South Crofty Mine Underground 13: This page is continuing the images of drive development.
This mainly covers the use and priming of the explosives before the blasting of the face.
Nick Le Boutillier kindly wrote a few lines about blasting in South Crofty.
The most commonly used explosive was Powergel, this was a plastic explosive that came in foot-long 3/4 inch plastic-wrapped ‘sausages’. This was used at the end of drill holes to break out to the hole sockets. Also by moonlighting geologists as ‘slap dab’ to ‘blow shit up’, which was enormous fun.
The main explosive in use was anfo, which is ammonium nitrate mixed with diesel oil. This was pink and had the consistency and form of small polystyrene balls. It was blown by compressed air into the drill holes, the detonators were placed in the Powergel and the wires run out of the holes. Also these were sometimes tamped by a bit of clay to close the hole.
Trammers would sometimes use Coretex, which was a nitrate-based explosive that looked like white electrical cable. This could be wrapped around troublesome rocks and was very effective. However it was not popular, because chemicals from the explosive were readily absorbed by the skin and could easily lead to very severe blinding headaches and nausea.
On another day, the next two images are again of Adrian Mugford in another part of the mine. Once again drilling for the next blast. Present day Health and Safety laws restrict the use of these rock drills because of the extreme vibration the operative felt.
The rest of the images on this page were taken on the NPZ (North Pool Zones) crosscut on 400 Fathom Level South Crofty Mine. This was on another day with Nick Le Boutillier. This set clearly shows the ANFO explosive being blown into the drilled holes by compressed air. It was rare to hang around and have the chance to take pictures. I certainly made the most of the opportunity.
Neil Hodges whom I met several times underground has written a piece about using explosives at South Crofty.
My first experience with explosives was at Wheal Jane back in the mid 80’s. Then, the cartridge shaped dynamite was NitroGlycerine based. If you got some on your hands and rubbed your forehead inadvertently it would give you a thumping headache! This was mainly used for rounds drilled in development ends which were often wet, because this explosive was not too badly affected by water.

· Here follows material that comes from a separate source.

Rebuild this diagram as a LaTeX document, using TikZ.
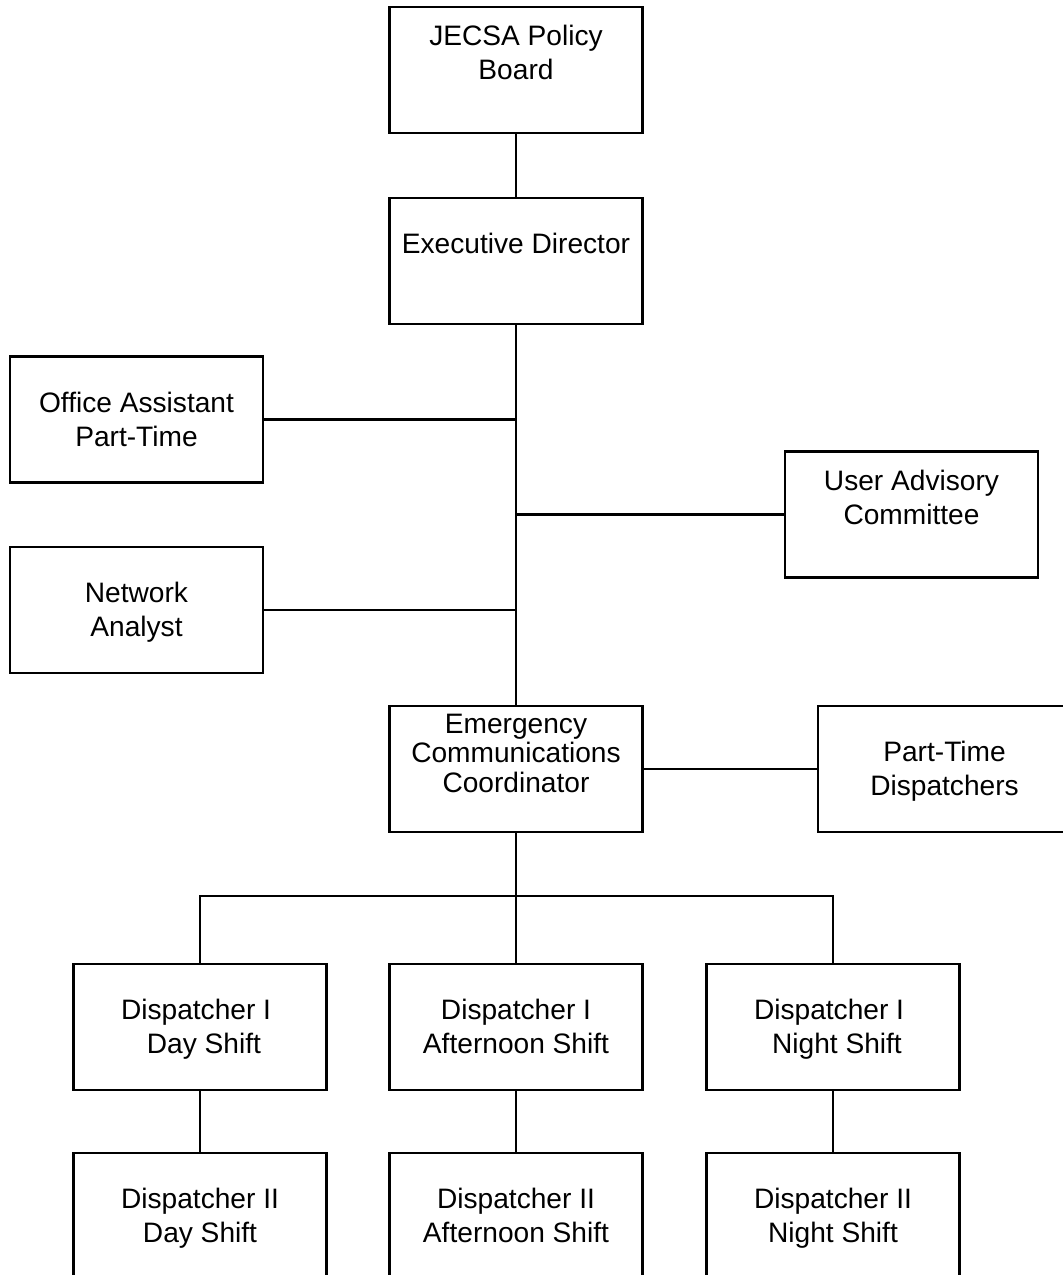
\documentclass[tikz,border=0pt]{standalone}
\usepackage{fontspec}
\setmainfont{Liberation Sans}
\usetikzlibrary{positioning,calc}
% taller strut for the first row of a box
\newcommand{\toprow}[1][21pt]{\rule{0pt}{#1}}

\begin{document}
\begin{tikzpicture}[
			x=0.025cm, y=-0.025cm,
			line width=1.6pt,
			box/.style = {draw, rectangle, minimum width=6.325cm, minimum height=3.15cm,
				align=center, inner sep=0pt, font=\fontsize{20}{24}\selectfont},
			tight/.style = {font=\fontsize{20}{20.5}\selectfont},
			]
			\useasboundingbox (0,0) rectangle (1063,1275);
			\clip (0,0) rectangle (1063,1275);
			% top of the chart
			\node[box] (board) at (516,70) {\toprow JECSA Policy\\\strut Board\\\strut};
			\node[box] (exec) at (516,261) {\toprow Executive Director\\\strut};
			% staff
			\node[box] (office) at (136.5,419.5) {\toprow Office Assistant\\\strut Part-Time};
			\node[box] (user) at (911.5,514.5) {\toprow User Advisory\\\strut Committee\\\strut};
			\node[box] (netw) at (136.5,610) {\toprow Network\\\strut Analyst};
			% coordinator
			\node[box,tight] (ecc) at (516,769) {\toprow[18.6pt]Emergency\\\strut Communications\\\strut Coordinator\\\strut};
			\node[box] (ptd) at (944.5,769) {\toprow Part-Time\\\strut Dispatchers};
			% dispatchers
			\node[box] (dOneDay) at (200,1027) {\toprow Dispatcher I\hspace*{5.6pt}\strut\\\strut\hspace*{5.6pt}Day Shift};
			\node[box] (dOneAft) at (516,1027) {\toprow Dispatcher I\\\strut Afternoon Shift};
			\node[box] (dOneNight) at (833,1027) {\toprow Dispatcher I\hspace*{5.6pt}\strut\\\strut\hspace*{5.6pt}Night Shift};
			\node[box] (dTwoDay) at (200,1216) {\toprow Dispatcher II\\\strut Day Shift};
			\node[box] (dTwoAft) at (516,1216) {\toprow Dispatcher II\\\strut Afternoon Shift};
			\node[box] (dTwoNight) at (833,1216) {\toprow Dispatcher II\\\strut Night Shift};
			\coordinate (bus) at (516,896);
			% edges
			\draw (board) -- (exec);
			\draw (exec) -- (ecc);
			\draw (office.east) -- (office.east -| exec);
			\draw (netw.east) -- (netw.east -| exec);
			\draw (user.west) -- (user.west -| exec);
			\draw (ecc) -- (ptd);
			\draw (ecc) -- (bus);
			\draw (dOneDay.north) |- (bus) -| (dOneNight.north);
			\draw (bus) -- (dOneAft);
			\draw (dOneDay) -- (dTwoDay);
			\draw (dOneAft) -- (dTwoAft);
			\draw (dOneNight) -- (dTwoNight);
		\end{tikzpicture}
\end{document}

At Crofty which was a much drier mine Anfo was most commonly used , this is a mixture of Ammonium Nitrate(fertiliser) and Fuel Oil(diesel). The cartridge type dynamite had changed to an emulsion paste in a plastic sausage. The trade name of this was Powergel E80.
One cartridge of Powergel would be used as a primer if there was a chance of some damp at the back of the hole. The primer contained the detonator, so it was important that the blast was initiated well. The rest of the hole would be filled with Anfo. This was blown into the hole by compressed air. If, which was more likely the ground was dry, the detonator could be placed at the back of the hole and then loaded with only Anfo and no primer.
Anfo’s big drawback was that water would decompose it very quickly preventing detonation. In this eventuality all the holes in the round would have to be flushed out and recharged. Worse still, a partial detonation of some of the holes could occur in the round, leaving a shattered mess at the face.